As a public service, I thought I'd pass along this link that Slate magazine mentioned today. It is the essay the Susan Klebold wrote about her son Dylan, who was one of the Columbine shooters. She wrote it for Oprah's magazine, after declining many interviews. It is eloquent and haunting. We hope that the parents of deranged and violent people will indicate that they in some way are to blame. Certainly they are sometimes the reason. But as seems true here, this is not always and perhaps not even often the case:
"His adolescence was less joyful than his childhood. As he grew, he became extremely shy and uncomfortable when he was the center of attention, and would hide or act silly if we tried to take his picture. By junior high, it was evident that he no longer liked school; worse, his passion for learning was gone. In high school, he held a job and participated as a sound technician in school productions, but his grades were only fair. He hung out with friends, slept late when he could, spent time in his room, talked on the phone, and played video games on a computer he built.
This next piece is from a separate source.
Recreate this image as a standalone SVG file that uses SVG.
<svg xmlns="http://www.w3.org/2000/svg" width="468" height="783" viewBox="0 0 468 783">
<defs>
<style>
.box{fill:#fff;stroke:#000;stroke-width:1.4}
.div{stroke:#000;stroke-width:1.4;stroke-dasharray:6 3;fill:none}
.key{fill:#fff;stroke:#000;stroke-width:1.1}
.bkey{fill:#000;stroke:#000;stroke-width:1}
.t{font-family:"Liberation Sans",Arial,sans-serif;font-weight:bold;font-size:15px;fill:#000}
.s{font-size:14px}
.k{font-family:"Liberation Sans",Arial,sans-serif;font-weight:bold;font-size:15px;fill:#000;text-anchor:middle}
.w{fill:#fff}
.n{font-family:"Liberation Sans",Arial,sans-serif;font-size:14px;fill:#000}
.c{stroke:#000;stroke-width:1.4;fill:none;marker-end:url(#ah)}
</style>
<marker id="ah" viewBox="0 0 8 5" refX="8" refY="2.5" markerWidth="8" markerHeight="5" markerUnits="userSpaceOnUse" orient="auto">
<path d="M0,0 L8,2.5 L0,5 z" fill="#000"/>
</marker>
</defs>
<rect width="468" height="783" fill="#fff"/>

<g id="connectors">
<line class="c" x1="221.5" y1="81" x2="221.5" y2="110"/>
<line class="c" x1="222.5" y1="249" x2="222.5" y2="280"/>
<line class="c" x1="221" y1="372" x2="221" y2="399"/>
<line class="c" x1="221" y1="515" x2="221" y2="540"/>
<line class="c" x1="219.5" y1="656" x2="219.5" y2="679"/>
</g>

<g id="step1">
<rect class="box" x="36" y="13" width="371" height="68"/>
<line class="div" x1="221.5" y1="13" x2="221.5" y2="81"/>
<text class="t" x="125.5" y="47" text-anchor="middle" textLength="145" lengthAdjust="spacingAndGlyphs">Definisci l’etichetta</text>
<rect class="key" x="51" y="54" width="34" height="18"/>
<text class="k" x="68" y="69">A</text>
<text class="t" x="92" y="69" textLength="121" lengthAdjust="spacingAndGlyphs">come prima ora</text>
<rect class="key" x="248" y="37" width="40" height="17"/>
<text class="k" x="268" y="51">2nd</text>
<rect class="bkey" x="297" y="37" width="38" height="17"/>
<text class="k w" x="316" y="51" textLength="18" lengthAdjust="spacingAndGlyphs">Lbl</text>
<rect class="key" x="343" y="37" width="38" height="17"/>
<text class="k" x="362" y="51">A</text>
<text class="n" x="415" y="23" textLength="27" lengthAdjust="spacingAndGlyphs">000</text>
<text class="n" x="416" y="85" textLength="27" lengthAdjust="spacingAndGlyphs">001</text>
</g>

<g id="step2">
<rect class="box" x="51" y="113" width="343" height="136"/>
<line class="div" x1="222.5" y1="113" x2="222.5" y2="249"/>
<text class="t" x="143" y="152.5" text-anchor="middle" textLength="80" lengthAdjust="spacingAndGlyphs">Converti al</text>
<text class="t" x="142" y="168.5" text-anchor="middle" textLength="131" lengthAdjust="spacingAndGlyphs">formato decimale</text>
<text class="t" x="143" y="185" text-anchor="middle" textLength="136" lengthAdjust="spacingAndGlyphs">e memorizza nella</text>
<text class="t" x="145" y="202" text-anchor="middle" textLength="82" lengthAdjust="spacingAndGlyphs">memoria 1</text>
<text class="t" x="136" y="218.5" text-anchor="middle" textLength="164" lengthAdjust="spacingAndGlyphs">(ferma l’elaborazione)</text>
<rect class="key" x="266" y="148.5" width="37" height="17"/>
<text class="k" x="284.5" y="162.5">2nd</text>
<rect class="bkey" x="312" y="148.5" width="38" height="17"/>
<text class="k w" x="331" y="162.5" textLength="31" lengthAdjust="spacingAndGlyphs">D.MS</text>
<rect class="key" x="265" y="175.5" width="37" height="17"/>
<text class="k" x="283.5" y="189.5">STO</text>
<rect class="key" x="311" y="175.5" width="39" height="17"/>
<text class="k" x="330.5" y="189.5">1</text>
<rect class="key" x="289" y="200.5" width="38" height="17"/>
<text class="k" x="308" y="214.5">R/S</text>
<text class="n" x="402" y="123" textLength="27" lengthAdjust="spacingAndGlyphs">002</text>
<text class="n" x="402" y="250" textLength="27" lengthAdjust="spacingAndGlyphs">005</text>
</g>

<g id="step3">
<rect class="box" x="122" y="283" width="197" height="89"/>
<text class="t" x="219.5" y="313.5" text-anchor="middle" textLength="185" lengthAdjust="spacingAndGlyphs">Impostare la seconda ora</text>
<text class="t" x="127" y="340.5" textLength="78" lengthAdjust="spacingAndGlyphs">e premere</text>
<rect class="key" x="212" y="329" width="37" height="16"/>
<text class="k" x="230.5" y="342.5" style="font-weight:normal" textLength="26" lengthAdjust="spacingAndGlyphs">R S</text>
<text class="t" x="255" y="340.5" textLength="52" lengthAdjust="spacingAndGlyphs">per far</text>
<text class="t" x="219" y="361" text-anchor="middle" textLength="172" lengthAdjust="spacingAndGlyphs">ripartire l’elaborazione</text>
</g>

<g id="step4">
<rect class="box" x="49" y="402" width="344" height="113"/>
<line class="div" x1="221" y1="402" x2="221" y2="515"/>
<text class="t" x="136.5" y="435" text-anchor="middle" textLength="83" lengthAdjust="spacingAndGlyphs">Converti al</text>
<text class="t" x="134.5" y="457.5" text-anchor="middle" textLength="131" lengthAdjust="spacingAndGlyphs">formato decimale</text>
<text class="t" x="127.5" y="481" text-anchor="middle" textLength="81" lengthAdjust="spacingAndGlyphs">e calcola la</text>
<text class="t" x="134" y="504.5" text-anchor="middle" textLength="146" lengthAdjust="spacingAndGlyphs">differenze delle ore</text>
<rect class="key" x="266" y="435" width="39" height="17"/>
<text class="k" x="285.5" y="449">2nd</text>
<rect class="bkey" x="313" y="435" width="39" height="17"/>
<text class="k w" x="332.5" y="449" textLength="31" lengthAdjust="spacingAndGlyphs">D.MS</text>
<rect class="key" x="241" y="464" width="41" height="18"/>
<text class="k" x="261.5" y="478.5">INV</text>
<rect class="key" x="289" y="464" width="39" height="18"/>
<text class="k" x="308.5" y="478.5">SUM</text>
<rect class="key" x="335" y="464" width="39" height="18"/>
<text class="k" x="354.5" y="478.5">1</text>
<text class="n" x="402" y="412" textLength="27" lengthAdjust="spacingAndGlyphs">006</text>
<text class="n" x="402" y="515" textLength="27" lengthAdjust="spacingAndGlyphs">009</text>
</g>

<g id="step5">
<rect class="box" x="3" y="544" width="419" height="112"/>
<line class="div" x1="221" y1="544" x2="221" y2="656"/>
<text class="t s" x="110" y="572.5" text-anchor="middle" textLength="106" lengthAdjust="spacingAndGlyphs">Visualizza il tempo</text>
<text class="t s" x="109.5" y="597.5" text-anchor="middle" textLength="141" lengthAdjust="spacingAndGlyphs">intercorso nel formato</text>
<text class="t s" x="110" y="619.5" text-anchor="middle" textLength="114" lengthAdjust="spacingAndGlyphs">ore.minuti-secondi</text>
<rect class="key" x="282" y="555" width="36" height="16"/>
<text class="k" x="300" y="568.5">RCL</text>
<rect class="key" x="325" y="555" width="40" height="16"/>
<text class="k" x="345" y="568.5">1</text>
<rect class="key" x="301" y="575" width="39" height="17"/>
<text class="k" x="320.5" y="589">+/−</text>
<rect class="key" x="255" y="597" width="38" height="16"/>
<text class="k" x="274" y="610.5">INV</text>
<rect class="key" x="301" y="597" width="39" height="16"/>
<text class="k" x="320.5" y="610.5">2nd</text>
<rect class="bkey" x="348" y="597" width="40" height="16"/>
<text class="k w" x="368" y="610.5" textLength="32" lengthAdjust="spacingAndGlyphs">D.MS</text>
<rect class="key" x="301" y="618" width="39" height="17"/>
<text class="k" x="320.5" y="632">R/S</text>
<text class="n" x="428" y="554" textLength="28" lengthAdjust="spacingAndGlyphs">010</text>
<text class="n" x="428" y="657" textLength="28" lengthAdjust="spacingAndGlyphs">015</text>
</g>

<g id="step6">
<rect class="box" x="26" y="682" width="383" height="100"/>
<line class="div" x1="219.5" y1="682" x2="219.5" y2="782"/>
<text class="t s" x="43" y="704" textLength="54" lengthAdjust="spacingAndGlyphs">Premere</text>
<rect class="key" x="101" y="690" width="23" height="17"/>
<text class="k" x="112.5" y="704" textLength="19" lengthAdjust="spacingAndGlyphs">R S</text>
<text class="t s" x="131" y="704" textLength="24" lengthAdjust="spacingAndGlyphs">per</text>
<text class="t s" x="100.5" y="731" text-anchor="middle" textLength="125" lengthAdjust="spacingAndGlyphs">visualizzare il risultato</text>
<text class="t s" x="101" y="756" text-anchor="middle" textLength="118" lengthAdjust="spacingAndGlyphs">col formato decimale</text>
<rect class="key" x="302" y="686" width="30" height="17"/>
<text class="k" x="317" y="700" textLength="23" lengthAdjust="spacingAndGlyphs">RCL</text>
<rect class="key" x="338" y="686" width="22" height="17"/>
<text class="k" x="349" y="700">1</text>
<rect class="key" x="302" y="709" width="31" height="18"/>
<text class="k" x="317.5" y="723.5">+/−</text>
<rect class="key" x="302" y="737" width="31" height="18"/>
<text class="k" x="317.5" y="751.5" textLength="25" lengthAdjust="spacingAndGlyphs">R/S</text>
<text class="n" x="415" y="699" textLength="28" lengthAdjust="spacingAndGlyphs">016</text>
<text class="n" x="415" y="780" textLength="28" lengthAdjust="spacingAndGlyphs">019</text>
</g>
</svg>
In his junior year, he stunned us by hacking into the school's computer system with a friend (a violation for which he was expelled), but the low point of that year was his arrest. After the arrest, we kept him away from Eric for several weeks, and as time passed he seemed to distance himself from Eric of his own accord. I took this as a good sign."
Apart from the violent outcome, this could well be a lot of teenagers that I know.